= Task =
The lines from the top of the material below through the line containing "yticks = [0, 20, 40, 60, 80, 100, 120, 140]" are to be printed exactly, with pictures omitted.

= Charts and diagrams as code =
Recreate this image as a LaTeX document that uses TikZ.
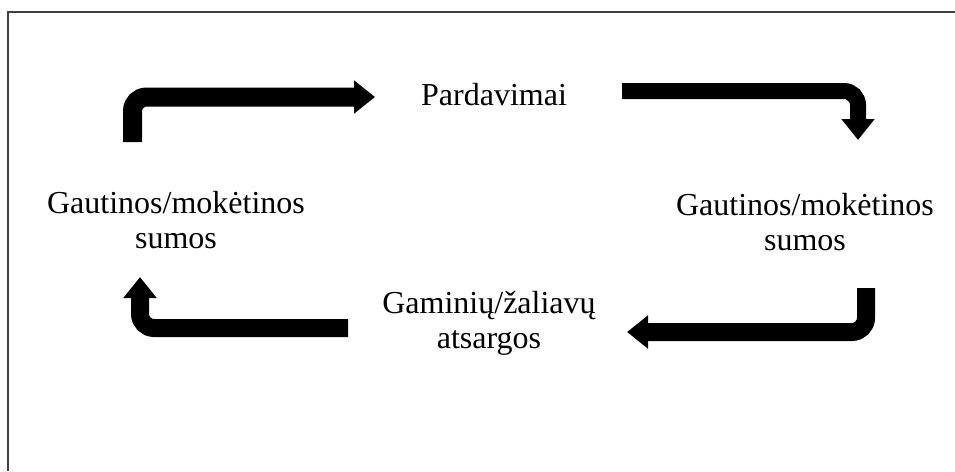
\documentclass[tikz,border=0pt]{standalone}
\usepackage{fontspec}
\setmainfont{Liberation Serif}
\usetikzlibrary{arrows.meta}

\tikzset{
  lbl/.style={align=center, inner sep=0pt, font=\fontsize{32pt}{35pt}\selectfont},
  bigarrow/.style={line width=#1, rounded corners=14pt,
    -{Triangle[width=32pt,length=21pt]}},
}

\begin{document}
\begin{tikzpicture}[x=1pt,y=-1pt]
\useasboundingbox (0,0) rectangle (955,471);
\draw[line width=2pt, gray!50!black] (955,12) -- (8,12) -- (8,471);

\node[lbl] (pard) at (494,95) {Pardavimai};
\node[lbl] (leftsum) at (176,220) {Gautinos/mokėtinos\\sumos};
\node[lbl] (rightsum) at (805,222) {Gautinos/mokėtinos\\sumos};
\node[lbl] (stock) at (489,323) {Gaminių/žaliavų\\atsargos};

\coordinate (a1s) at (132.5,142);
\coordinate (a1c) at (132.5,97);
\coordinate (a1e) at (375,97);
\coordinate (a2s) at (622,91);
\coordinate (a2c) at (858,91);
\coordinate (a2e) at (858,140);
\coordinate (a3s) at (866,288);
\coordinate (a3c) at (866,332);
\coordinate (a3e) at (627,332);
\coordinate (a4s) at (348,328);
\coordinate (a4c) at (140,328);
\coordinate (a4e) at (140,277);

\draw[bigarrow=19pt] (a1s) -- (a1c) -- (a1e);
\draw[bigarrow=16pt] (a2s) -- (a2c) -- (a2e);
\draw[bigarrow=18pt] (a3s) -- (a3c) -- (a3e);
\draw[bigarrow=18pt] (a4s) -- (a4c) -- (a4e);

\end{tikzpicture}
\end{document}
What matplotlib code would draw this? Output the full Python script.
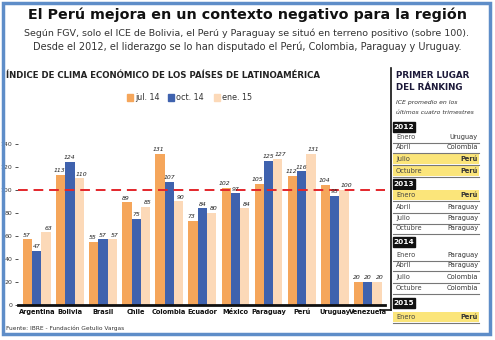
import matplotlib
matplotlib.use("Agg")
import matplotlib.pyplot as plt
import numpy as np
from matplotlib.patches import Rectangle
from matplotlib.lines import Line2D

countries = ["Argentina", "Bolivia", "Brasil", "Chile", "Colombia", "Ecuador",
             "México", "Paraguay", "Perú", "Uruguay", "Venezuela"]
jul14 = [57, 113, 55, 89, 131, 73, 102, 105, 112, 104, 20]
oct14 = [47, 124, 57, 75, 107, 84, 97, 125, 116, 95, 20]
ene15 = [63, 110, 57, 85, 90, 80, 84, 127, 131, 100, 20]
series_labels = ["jul. 14", "oct. 14", "ene. 15"]
yticks = [0, 20, 40, 60, 80, 100, 120, 140]

ranking_years = ["2012", "2013", "2014", "2015"]
ranking_months = [["Enero", "Abril", "Julio", "Octubre"],
                  ["Enero", "Abril", "Julio", "Octubre"],
                  ["Enero", "Abril", "Julio", "Octubre"],
                  ["Enero"]]
ranking_leaders = [["Uruguay", "Colombia", "Perú", "Perú"],
                   ["Perú", "Paraguay", "Paraguay", "Paraguay"],
                   ["Paraguay", "Paraguay", "Colombia", "Colombia"],
                   ["Perú"]]

colors = ["#F5A65B", "#3F62AE", "#FCD9B8"]
W, H = 495, 340
FAM = ["DejaVu Sans"]

fig = plt.figure(figsize=(W / 100, H / 100), dpi=100)
fig.patch.set_facecolor("white")

def fx(x):
    return x / W

def fy(y):
    return 1 - y / H

# frame
fig.patches.append(Rectangle((fx(3), fy(334)), fx(487), 331 / H, transform=fig.transFigure,
                             fill=False, edgecolor="#5E8DC8", linewidth=2.5))

fig.text(fx(247), fy(15), "El Perú mejora en un contexto negativo para la región",
         ha="center", va="center", fontsize=10.3, fontweight="bold", family=FAM, color="#111")
fig.text(fx(247), fy(33), "Según FGV, solo el ICE de Bolivia, el Perú y Paraguay se situó en terreno positivo (sobre 100).",
         ha="center", va="center", fontsize=6.8, family=FAM, color="#333")
fig.text(fx(247), fy(47), "Desde el 2012, el liderazgo se lo han disputado el Perú, Colombia, Paraguay y Uruguay.",
         ha="center", va="center", fontsize=7.0, family=FAM, color="#333")
fig.text(fx(6), fy(76), "ÍNDICE DE CLIMA ECONÓMICO DE LOS PAÍSES DE LATINOAMÉRICA",
         ha="left", va="center", fontsize=6.2, fontweight="bold", family=FAM, color="#222")
fig.text(fx(6), fy(328), "Fuente: IBRE - Fundación Getulio Vargas",
         ha="left", va="center", fontsize=4.2, family=FAM, color="#333")

# axes
ax = fig.add_axes([fx(18), fy(305), fx(385) - fx(18), 167 / H])
x = np.arange(len(countries))
bw = 0.28
label_shift = [-0.04, 0.0, 0.07]
for i, (vals, c) in enumerate(zip([jul14, oct14, ene15], colors)):
    pos = x + (i - 1) * bw
    ax.bar(pos, vals, width=bw, color=c, label=series_labels[i], zorder=2)
    for p, v in zip(pos, vals):
        ax.text(p + label_shift[i], v + 1.5, str(v), ha="center", va="bottom", fontsize=4.4,
                style="italic", family=FAM, color="#222", zorder=4)
ax.axhline(100, color="#E3262B", linestyle=(0, (5, 3)), linewidth=1.4, zorder=3)
ax.set_ylim(0, 145)
ax.set_xlim(-0.57, 10.52)
ax.set_yticks(yticks)
ax.set_yticklabels([str(t) for t in yticks], fontsize=4.5, family=FAM, color="#333")
ax.set_xticks(x)
ax.set_xticklabels(countries, fontsize=4.8, fontweight="bold", family=FAM, color="#111")
ax.tick_params(axis="x", length=0, pad=3)
ax.tick_params(axis="y", length=2, width=0.6, pad=2, colors="#333")
for s in ["top", "right", "left"]:
    ax.spines[s].set_visible(False)
ax.spines["bottom"].set_linewidth(2)
ax.spines["bottom"].set_color("#111")
ax.set_facecolor("none")

# legend
leg_x = [127, 168, 214]
for lx, lab, c in zip(leg_x, series_labels, colors):
    fig.patches.append(Rectangle((fx(lx), fy(101)), 6 / W, 7 / H, transform=fig.transFigure,
                                 color=c))
    fig.text(fx(lx + 8), fy(97.5), lab, ha="left", va="center", fontsize=5.8, family=FAM, color="#333")

# right panel
fig.lines.append(Line2D([fx(391), fx(391)], [fy(68), fy(310)], transform=fig.transFigure,
                        color="#111", linewidth=1.2))
fig.lines.append(Line2D([fx(380), fx(391)], [fy(310), fy(310)], transform=fig.transFigure,
                        color="#111", linewidth=1.2))
fig.text(fx(396), fy(75), "PRIMER LUGAR", ha="left", va="center", fontsize=6.3,
         fontweight="bold", family=FAM, color="#1d1a3a")
fig.text(fx(396), fy(87), "DEL RÁNKING", ha="left", va="center", fontsize=6.3,
         fontweight="bold", family=FAM, color="#1d1a3a")
fig.text(fx(396), fy(102), "ICE promedio en los", ha="left", va="center", fontsize=4.4,
         style="italic", family=FAM, color="#333")
fig.text(fx(396), fy(113), "últimos cuatro trimestres", ha="left", va="center", fontsize=4.4,
         style="italic", family=FAM, color="#333")

year_y = [127, 184, 242, 303]
row_y = [[137, 147, 159, 171], [195, 207, 218, 228], [255, 265, 277, 288], [317]]
for yr, yy, months, leaders, rys in zip(ranking_years, year_y, ranking_months, ranking_leaders, row_y):
    fig.patches.append(Rectangle((fx(393), fy(yy + 5)), 22 / W, 10 / H, transform=fig.transFigure,
                                 facecolor="#111", edgecolor="#111"))
    fig.text(fx(404), fy(yy), yr, ha="center", va="center", fontsize=5.3,
             fontweight="bold", family=FAM, color="white")
    for m, l, ry in zip(months, leaders, rys):
        hi = (l == "Perú")
        if hi:
            fig.patches.append(Rectangle((fx(393), fy(ry + 5)), 86 / W, 10 / H,
                                         transform=fig.transFigure, facecolor="#FBE57A",
                                         edgecolor="none"))
        fig.lines.append(Line2D([fx(393), fx(479)], [fy(ry + 5.5), fy(ry + 5.5)],
                                transform=fig.transFigure, color="#777", linewidth=0.8))
        fig.text(fx(396), fy(ry), m, ha="left", va="center", fontsize=4.8, family=FAM, color="#444")
        fig.text(fx(478), fy(ry), l, ha="right", va="center", fontsize=4.8,
                 fontweight="bold" if hi else "normal", family=FAM, color="#333")

fig.savefig("out.png", dpi=100)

= Written response =
Recreate this image as a LaTeX document that uses TikZ.
\documentclass[tikz,border=0pt]{standalone}
\usepackage{fontspec}
\setmainfont{Liberation Serif}
\usetikzlibrary{arrows.meta}

\tikzset{
  lbl/.style={align=center, inner sep=0pt, font=\fontsize{32pt}{35pt}\selectfont},
  bigarrow/.style={line width=#1, rounded corners=14pt,
    -{Triangle[width=32pt,length=21pt]}},
}

\begin{document}
\begin{tikzpicture}[x=1pt,y=-1pt]
\useasboundingbox (0,0) rectangle (955,471);
\draw[line width=2pt, gray!50!black] (955,12) -- (8,12) -- (8,471);

\node[lbl] (pard) at (494,95) {Pardavimai};
\node[lbl] (leftsum) at (176,220) {Gautinos/mokėtinos\\sumos};
\node[lbl] (rightsum) at (805,222) {Gautinos/mokėtinos\\sumos};
\node[lbl] (stock) at (489,323) {Gaminių/žaliavų\\atsargos};

\coordinate (a1s) at (132.5,142);
\coordinate (a1c) at (132.5,97);
\coordinate (a1e) at (375,97);
\coordinate (a2s) at (622,91);
\coordinate (a2c) at (858,91);
\coordinate (a2e) at (858,140);
\coordinate (a3s) at (866,288);
\coordinate (a3c) at (866,332);
\coordinate (a3e) at (627,332);
\coordinate (a4s) at (348,328);
\coordinate (a4c) at (140,328);
\coordinate (a4e) at (140,277);

\draw[bigarrow=19pt] (a1s) -- (a1c) -- (a1e);
\draw[bigarrow=16pt] (a2s) -- (a2c) -- (a2e);
\draw[bigarrow=18pt] (a3s) -- (a3c) -- (a3e);
\draw[bigarrow=18pt] (a4s) -- (a4c) -- (a4e);

\end{tikzpicture}
\end{document}
What matplotlib code would draw this? Output the full Python script.
import matplotlib
matplotlib.use("Agg")
import matplotlib.pyplot as plt
import numpy as np
from matplotlib.patches import Rectangle
from matplotlib.lines import Line2D

countries = ["Argentina", "Bolivia", "Brasil", "Chile", "Colombia", "Ecuador",
             "México", "Paraguay", "Perú", "Uruguay", "Venezuela"]
jul14 = [57, 113, 55, 89, 131, 73, 102, 105, 112, 104, 20]
oct14 = [47, 124, 57, 75, 107, 84, 97, 125, 116, 95, 20]
ene15 = [63, 110, 57, 85, 90, 80, 84, 127, 131, 100, 20]
series_labels = ["jul. 14", "oct. 14", "ene. 15"]
yticks = [0, 20, 40, 60, 80, 100, 120, 140]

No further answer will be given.